◆ Exercise goal
Set down each line from the one containing "Clone this chart in D3.js." to the one containing "const plotL = 90, plotR", inclusive, exactly as written and with nothing further.

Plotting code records
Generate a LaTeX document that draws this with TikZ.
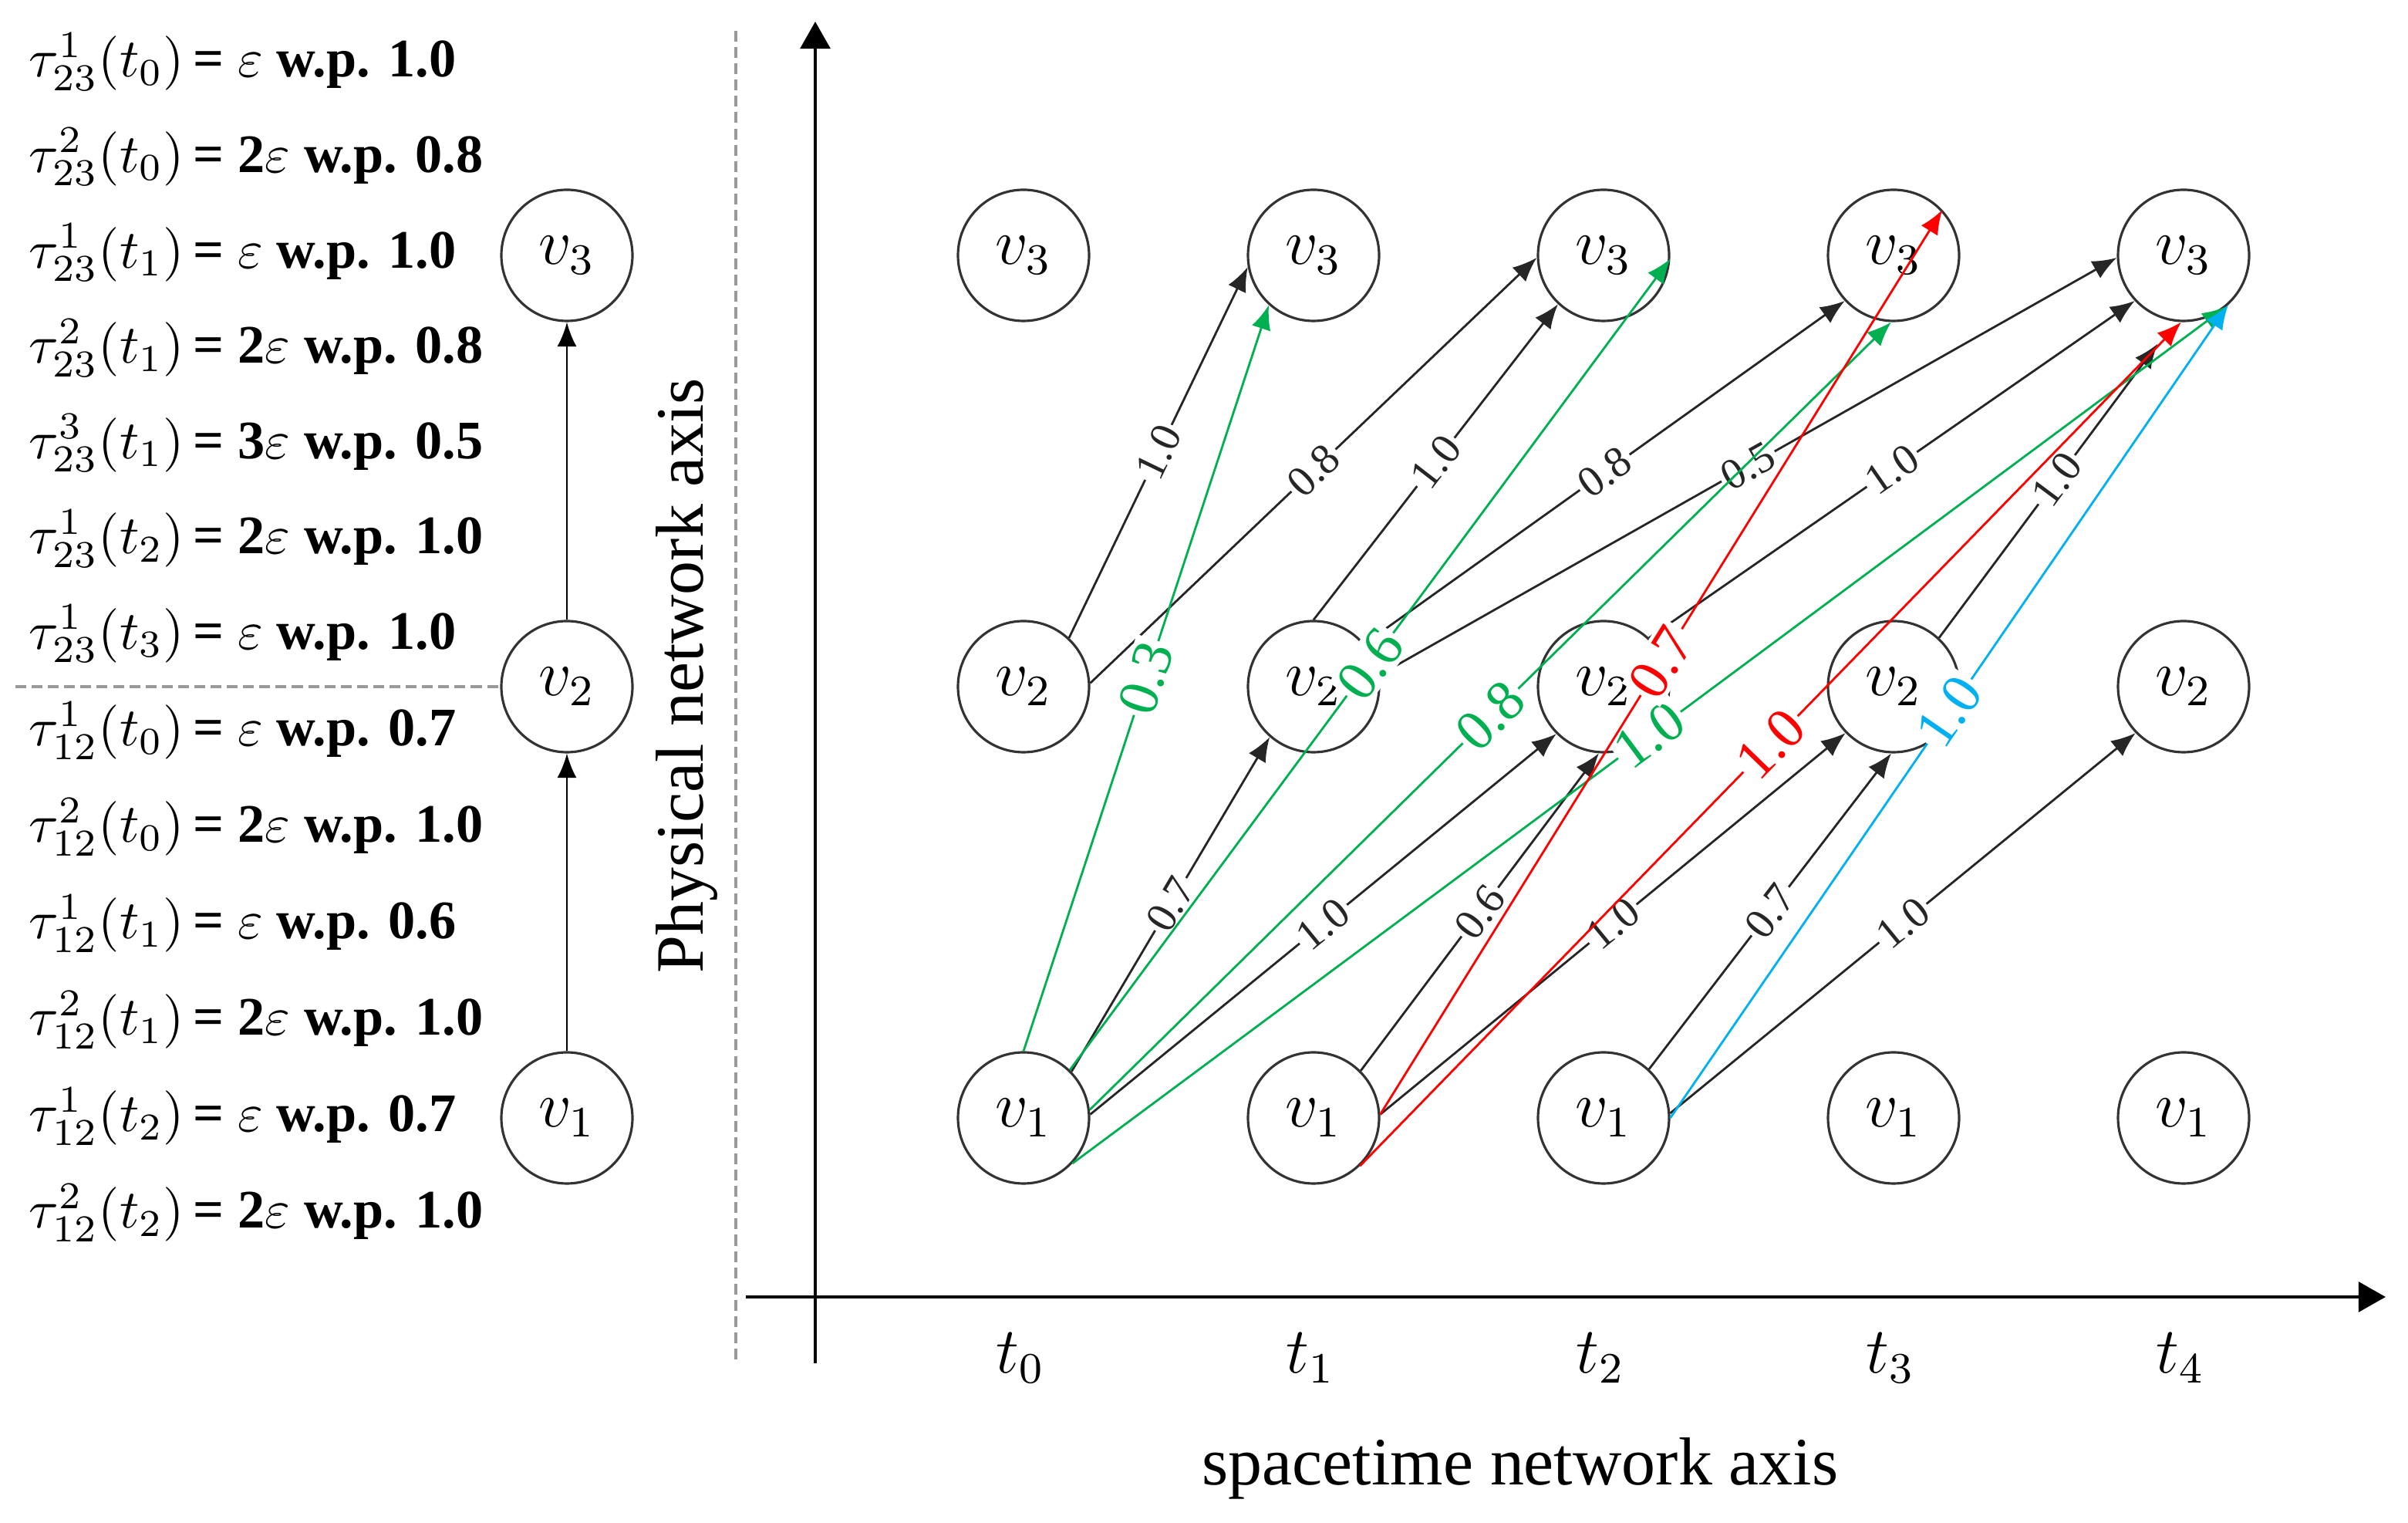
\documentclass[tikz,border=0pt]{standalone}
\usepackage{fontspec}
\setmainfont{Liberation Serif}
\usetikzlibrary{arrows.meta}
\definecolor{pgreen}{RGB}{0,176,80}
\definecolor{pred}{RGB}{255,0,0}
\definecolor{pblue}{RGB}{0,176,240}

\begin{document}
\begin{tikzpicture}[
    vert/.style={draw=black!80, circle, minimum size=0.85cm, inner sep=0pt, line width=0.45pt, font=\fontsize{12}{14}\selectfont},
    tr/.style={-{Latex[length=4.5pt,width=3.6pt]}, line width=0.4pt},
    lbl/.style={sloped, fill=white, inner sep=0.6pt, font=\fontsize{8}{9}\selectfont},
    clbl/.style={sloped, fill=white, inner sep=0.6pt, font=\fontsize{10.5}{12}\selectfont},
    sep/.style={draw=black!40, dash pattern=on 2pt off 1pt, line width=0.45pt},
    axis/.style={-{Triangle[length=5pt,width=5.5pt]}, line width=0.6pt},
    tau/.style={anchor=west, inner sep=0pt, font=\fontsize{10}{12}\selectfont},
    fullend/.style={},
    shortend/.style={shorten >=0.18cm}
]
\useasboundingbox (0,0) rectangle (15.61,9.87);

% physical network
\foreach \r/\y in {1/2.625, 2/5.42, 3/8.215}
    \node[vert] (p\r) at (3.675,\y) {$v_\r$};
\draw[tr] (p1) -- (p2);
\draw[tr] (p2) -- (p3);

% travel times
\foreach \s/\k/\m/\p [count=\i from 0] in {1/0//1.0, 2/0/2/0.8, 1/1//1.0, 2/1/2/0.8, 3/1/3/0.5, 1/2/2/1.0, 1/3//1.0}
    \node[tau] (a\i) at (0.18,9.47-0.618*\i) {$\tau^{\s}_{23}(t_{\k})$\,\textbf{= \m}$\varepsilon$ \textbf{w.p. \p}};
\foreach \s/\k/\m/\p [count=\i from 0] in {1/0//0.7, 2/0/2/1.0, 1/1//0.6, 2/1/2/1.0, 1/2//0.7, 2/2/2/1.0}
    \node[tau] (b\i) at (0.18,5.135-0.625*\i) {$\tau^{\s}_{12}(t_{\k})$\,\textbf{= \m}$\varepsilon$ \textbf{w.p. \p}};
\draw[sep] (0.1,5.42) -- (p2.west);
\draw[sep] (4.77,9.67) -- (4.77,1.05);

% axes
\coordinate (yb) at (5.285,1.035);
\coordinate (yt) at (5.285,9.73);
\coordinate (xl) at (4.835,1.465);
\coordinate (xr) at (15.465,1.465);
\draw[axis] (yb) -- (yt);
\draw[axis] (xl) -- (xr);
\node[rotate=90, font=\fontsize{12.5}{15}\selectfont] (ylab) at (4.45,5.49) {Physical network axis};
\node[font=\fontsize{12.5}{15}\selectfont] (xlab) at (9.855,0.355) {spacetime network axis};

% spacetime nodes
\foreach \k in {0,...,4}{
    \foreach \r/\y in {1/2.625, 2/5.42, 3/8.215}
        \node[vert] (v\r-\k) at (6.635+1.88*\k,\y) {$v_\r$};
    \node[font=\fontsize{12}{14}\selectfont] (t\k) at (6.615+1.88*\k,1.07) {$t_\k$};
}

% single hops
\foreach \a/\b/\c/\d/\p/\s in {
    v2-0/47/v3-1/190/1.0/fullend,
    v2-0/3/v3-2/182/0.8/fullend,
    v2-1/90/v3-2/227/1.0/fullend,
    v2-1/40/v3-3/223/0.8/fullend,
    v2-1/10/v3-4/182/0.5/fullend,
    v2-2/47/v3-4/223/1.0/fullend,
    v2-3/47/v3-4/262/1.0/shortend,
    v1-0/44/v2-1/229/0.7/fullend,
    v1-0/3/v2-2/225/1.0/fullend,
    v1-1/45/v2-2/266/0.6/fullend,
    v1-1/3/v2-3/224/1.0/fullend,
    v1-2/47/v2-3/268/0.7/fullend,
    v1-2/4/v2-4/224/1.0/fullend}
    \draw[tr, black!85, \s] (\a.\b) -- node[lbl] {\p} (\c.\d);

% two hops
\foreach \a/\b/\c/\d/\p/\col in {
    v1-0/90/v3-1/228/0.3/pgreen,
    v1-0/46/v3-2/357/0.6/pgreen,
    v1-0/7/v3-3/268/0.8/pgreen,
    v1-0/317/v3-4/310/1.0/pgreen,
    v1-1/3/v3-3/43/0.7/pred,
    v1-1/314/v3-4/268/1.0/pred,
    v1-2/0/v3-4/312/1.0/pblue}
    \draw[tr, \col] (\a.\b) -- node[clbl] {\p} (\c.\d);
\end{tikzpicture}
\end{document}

--

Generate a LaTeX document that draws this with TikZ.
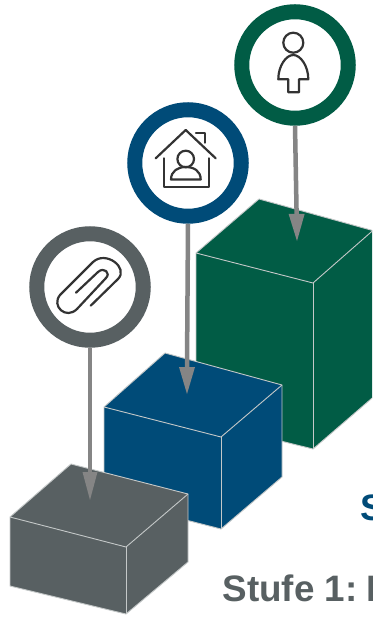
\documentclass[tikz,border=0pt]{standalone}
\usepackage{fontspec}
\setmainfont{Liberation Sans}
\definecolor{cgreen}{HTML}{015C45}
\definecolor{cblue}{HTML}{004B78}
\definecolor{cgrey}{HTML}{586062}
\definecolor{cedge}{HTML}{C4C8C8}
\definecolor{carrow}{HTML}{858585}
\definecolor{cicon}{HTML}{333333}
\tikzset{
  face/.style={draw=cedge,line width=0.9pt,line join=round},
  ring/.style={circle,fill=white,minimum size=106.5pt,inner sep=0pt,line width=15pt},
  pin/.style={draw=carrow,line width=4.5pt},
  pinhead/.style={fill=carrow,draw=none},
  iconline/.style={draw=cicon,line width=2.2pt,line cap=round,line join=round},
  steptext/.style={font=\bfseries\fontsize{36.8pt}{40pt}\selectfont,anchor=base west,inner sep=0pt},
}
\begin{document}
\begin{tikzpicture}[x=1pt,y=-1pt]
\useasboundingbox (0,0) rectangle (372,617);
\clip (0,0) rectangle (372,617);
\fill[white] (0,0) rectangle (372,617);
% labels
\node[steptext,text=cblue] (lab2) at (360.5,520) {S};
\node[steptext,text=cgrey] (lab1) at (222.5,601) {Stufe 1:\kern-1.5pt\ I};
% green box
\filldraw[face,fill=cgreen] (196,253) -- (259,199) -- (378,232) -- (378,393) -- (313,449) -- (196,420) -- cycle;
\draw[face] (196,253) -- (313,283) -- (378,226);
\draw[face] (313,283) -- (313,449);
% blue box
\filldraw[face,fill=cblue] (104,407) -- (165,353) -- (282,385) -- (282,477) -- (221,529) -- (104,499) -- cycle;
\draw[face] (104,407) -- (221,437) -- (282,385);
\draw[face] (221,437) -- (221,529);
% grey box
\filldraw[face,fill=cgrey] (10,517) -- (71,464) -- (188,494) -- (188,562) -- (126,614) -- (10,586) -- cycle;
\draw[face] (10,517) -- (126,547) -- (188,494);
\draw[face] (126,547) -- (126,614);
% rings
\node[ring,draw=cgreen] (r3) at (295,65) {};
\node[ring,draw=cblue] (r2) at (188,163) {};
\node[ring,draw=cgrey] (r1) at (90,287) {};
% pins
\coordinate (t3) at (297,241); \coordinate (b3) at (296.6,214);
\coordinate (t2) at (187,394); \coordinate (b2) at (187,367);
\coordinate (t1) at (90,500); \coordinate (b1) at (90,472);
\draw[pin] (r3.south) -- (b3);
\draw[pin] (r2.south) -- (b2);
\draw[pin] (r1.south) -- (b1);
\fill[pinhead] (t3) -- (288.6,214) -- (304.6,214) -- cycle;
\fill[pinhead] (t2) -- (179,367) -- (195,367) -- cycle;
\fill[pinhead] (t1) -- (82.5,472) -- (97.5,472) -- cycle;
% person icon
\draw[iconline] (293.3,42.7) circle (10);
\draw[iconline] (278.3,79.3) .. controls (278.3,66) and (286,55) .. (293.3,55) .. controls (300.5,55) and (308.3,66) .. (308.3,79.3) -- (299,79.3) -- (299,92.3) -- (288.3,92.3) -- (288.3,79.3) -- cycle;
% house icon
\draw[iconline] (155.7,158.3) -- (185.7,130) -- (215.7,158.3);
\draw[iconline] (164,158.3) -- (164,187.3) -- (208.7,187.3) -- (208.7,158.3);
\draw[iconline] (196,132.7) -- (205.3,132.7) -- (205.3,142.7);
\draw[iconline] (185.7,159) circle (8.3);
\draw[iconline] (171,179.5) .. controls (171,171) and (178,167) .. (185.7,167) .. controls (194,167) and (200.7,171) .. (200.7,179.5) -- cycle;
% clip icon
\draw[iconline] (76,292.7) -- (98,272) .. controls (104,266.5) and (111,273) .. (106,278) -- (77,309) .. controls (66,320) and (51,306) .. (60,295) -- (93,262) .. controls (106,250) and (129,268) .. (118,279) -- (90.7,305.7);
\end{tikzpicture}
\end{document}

* * *

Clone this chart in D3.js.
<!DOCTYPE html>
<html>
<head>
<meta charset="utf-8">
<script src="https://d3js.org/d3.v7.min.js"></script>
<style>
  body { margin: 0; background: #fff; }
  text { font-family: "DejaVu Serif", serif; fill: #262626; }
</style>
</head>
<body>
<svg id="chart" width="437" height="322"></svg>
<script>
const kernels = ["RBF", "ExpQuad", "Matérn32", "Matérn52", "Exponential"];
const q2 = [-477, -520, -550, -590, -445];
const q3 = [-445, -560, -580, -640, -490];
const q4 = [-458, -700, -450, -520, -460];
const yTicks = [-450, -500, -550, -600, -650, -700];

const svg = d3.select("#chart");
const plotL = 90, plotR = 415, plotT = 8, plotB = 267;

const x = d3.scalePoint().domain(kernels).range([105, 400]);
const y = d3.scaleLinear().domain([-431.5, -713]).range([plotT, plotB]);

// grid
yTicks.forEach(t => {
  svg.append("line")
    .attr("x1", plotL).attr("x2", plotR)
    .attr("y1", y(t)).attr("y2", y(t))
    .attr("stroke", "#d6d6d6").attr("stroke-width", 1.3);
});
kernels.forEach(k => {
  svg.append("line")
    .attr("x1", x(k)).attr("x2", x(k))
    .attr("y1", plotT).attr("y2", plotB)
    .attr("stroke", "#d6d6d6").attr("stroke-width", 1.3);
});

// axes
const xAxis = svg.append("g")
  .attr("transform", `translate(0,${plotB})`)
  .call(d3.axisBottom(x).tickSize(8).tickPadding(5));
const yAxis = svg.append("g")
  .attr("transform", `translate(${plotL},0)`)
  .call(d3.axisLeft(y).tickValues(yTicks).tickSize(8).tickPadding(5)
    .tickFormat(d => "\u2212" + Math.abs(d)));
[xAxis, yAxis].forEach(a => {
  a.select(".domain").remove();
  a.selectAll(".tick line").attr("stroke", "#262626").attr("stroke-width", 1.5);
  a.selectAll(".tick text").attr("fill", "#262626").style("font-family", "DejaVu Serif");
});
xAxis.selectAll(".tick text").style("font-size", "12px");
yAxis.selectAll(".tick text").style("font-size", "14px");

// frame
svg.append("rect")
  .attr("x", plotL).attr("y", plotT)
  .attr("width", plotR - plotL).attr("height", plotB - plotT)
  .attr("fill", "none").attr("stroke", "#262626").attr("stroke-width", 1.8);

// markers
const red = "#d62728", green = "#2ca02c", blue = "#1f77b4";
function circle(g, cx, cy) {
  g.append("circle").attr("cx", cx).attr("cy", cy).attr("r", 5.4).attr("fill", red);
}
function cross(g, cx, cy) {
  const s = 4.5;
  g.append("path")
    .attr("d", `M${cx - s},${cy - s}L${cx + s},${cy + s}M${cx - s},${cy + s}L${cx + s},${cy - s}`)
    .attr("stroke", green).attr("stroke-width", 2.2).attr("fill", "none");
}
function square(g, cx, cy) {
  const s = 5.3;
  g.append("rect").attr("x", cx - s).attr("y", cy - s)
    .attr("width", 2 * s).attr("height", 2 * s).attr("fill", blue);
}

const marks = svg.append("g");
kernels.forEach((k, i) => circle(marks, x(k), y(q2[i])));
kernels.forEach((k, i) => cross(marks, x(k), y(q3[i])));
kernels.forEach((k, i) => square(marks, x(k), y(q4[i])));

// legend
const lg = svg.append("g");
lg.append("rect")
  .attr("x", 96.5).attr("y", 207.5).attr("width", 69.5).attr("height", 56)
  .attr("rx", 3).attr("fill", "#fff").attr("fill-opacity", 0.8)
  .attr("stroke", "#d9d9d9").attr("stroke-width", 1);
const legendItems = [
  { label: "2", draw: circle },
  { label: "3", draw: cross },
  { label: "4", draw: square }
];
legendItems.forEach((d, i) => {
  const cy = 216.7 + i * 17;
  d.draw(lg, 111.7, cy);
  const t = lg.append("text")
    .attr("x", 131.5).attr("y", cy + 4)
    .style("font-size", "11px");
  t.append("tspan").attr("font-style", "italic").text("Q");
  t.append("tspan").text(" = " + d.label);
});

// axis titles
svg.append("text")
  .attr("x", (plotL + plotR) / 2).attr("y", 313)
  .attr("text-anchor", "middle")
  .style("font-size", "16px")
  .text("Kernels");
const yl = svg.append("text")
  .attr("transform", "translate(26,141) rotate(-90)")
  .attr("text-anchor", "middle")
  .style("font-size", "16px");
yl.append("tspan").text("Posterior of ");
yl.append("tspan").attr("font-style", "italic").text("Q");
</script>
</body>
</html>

◆ Task response
Clone this chart in D3.js.
<!DOCTYPE html>
<html>
<head>
<meta charset="utf-8">
<script src="https://d3js.org/d3.v7.min.js"></script>
<style>
  body { margin: 0; background: #fff; }
  text { font-family: "DejaVu Serif", serif; fill: #262626; }
</style>
</head>
<body>
<svg id="chart" width="437" height="322"></svg>
<script>
const kernels = ["RBF", "ExpQuad", "Matérn32", "Matérn52", "Exponential"];
const q2 = [-477, -520, -550, -590, -445];
const q3 = [-445, -560, -580, -640, -490];
const q4 = [-458, -700, -450, -520, -460];
const yTicks = [-450, -500, -550, -600, -650, -700];

const svg = d3.select("#chart");
const plotL = 90, plotR = 415, plotT = 8, plotB = 267;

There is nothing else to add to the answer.